Accounting homework help. Answer the following questions:
Q 1
XYZ Company has the following information for Jan. 2020:
Fixed cost $32,000
Selling price per unit $12
Variable costs per unit $4
Actual sales revenue $60,000
Required:
Calculate the break-even point in units and in dollars.
Calculate No. of units to be sold to achieve a target income of $24,000. Prepare income statement to verify your answers.
What is the safety margin in units and in dollars
Assume that the variable cost per unit increased by10%, what is the effect on the break-even point in units.
Q2
Florida Tech Company produces and sells automobile batteries, the heavy-duty HD-260. The 2019 sales forecast is as follows.
Quarter HD-246
1 6,000
2 8,000
3 8,000
4 12,000
The January 1, 2019, inventory of HD-250 is 3,000 units. Management desires an ending inventory each quarter equal to 20% of the next quarter’s sales. Sales in the first quarter of 2020 are expected to be 30% higher than sales in the same quarter in 2019.

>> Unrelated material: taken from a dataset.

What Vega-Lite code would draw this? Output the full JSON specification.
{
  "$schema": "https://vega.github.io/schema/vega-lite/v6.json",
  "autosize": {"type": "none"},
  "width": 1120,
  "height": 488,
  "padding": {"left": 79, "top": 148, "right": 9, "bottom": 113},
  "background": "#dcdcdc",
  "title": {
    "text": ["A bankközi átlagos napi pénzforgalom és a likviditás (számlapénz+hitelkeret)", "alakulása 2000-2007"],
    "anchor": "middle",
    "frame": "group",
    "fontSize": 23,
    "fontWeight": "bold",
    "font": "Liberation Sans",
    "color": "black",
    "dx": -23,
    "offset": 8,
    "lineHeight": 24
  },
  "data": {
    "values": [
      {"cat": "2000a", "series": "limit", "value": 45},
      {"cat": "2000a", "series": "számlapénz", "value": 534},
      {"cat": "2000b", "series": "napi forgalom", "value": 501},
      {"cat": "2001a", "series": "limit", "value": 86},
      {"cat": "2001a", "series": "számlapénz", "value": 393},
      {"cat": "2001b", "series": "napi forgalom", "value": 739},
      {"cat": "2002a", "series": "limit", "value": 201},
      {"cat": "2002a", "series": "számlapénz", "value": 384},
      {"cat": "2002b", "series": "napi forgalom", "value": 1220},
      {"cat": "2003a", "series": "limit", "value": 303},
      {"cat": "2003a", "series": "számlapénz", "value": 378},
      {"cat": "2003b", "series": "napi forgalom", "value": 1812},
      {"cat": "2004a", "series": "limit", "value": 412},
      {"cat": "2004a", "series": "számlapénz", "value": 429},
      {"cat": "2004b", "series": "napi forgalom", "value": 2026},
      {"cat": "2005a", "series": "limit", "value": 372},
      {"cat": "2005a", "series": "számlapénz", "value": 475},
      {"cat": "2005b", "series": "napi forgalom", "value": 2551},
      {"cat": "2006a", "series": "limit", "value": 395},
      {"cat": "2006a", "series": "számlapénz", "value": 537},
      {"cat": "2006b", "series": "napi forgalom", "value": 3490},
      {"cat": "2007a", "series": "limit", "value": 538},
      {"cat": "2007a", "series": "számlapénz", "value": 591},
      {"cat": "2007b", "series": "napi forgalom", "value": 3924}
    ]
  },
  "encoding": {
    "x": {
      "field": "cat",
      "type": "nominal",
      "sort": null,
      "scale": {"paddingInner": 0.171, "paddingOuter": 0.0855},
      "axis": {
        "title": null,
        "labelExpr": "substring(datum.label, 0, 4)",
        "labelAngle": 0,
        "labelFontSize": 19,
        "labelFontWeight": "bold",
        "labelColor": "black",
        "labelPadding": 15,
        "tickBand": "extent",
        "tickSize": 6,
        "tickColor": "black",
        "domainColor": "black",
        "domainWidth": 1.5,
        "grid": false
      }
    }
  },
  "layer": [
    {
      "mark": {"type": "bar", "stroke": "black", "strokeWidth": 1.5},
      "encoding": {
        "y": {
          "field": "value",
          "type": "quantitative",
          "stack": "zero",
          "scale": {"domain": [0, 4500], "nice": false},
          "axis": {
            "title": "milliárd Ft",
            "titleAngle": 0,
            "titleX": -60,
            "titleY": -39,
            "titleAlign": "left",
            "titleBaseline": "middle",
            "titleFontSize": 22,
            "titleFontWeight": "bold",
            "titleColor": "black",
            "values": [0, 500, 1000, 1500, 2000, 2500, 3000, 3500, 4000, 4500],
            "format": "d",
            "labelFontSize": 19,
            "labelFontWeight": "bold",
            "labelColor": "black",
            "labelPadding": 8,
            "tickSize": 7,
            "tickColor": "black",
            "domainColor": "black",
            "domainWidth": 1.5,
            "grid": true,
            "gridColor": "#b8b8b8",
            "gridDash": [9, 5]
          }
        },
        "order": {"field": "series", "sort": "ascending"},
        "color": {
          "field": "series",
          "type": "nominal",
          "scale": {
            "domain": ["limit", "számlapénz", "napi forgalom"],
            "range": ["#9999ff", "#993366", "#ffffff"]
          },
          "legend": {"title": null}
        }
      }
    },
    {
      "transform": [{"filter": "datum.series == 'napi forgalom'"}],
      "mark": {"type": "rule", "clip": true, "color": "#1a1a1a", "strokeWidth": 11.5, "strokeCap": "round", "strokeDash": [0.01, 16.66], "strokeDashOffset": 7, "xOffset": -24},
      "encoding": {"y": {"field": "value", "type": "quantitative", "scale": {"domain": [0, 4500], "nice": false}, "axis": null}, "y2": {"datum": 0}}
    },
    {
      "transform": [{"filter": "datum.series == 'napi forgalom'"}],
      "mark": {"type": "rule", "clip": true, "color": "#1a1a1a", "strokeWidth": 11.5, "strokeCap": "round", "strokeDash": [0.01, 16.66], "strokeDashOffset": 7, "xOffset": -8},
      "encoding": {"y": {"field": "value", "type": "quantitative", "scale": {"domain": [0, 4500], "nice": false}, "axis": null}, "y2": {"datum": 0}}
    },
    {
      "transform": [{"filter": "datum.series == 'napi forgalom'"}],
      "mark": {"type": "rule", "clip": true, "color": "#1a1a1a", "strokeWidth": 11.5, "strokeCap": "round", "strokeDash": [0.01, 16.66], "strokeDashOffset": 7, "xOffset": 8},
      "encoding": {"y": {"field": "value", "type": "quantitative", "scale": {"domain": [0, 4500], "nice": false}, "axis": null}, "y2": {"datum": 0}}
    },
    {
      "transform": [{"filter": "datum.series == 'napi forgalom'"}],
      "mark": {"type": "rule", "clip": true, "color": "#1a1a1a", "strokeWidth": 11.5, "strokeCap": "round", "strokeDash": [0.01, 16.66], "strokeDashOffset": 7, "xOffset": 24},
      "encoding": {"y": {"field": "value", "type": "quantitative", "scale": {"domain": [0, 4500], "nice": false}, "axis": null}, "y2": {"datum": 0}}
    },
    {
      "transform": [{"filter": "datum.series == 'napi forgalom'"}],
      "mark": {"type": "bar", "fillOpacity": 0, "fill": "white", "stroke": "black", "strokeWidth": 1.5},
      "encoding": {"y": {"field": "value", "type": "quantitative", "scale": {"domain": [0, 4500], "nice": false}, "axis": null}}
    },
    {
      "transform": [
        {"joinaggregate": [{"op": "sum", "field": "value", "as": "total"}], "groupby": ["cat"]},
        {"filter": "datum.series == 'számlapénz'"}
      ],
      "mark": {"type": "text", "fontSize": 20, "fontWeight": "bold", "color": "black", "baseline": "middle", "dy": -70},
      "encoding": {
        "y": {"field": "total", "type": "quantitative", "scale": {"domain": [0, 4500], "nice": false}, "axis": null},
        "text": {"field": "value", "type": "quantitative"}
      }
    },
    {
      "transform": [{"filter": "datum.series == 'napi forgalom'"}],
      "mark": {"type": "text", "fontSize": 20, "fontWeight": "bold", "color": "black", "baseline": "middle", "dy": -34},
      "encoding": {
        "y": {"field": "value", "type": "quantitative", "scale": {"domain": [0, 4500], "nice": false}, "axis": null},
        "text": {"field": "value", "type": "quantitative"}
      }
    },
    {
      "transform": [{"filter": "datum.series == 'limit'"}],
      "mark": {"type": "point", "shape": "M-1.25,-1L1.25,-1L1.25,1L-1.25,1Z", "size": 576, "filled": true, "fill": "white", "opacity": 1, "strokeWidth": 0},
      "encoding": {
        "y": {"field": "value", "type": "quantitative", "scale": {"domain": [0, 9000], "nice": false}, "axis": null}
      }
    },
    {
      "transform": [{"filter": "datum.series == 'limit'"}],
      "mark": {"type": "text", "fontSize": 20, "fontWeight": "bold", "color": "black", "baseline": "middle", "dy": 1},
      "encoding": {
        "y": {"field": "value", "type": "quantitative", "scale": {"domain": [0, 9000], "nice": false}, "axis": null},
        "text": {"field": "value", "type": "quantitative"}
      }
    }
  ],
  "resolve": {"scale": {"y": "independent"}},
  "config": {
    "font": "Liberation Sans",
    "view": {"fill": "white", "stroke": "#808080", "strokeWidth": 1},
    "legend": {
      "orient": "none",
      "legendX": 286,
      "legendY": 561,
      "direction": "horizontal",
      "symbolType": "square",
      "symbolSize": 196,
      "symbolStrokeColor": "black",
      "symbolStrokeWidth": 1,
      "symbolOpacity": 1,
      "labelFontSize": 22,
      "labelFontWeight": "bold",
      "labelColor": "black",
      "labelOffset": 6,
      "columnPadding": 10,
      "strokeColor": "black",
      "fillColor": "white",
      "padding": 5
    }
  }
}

Instructions Prepare quarterly production budgets for each quarter and in total for 2019
Q3
XYZ Company has adopted the following production budget for the first 4 months of 2019.
Month Units Month Units
January 12,000 March 6,000
February 8,000 April 5,000
Each unit requires 2.5 pounds of raw materials costing $3 per pound. On December 31, 2018, the ending raw materials inventory was 3,000 pounds. Management wants to have a raw materials inventory at the end of the month equal to 10% of next month’s production requirements.
Instructions Prepare a direct materials purchases budget by month for the first quarter.
Q4
LMN Company manufactures and sells a single product. The following costs were incurred during the company’s first year of operations:
Variable costs per unit: | ||
Manufacturing: | ||
Direct materials | $8 | |
Direct labor | $10 | |
Variable manufacturing overhead | $4 | |
Variable selling and administrative | $5 | |
Fixed costs per year: | ||
Fixed manufacturing overhead | $360,000 | |
Fixed selling and administrative | $200,000 |
During the year, the company produced 25,000 units and sold 20,000 units. The selling price of the company’s product is $60 per unit.
Required:
- Assume that the company uses absorption costing:
- Compute the unit product cost.
- Prepare an income statement for the year.
- Assume that the company uses variable costing:
- Compute the unit product cost.
- Prepare an income statement for the year.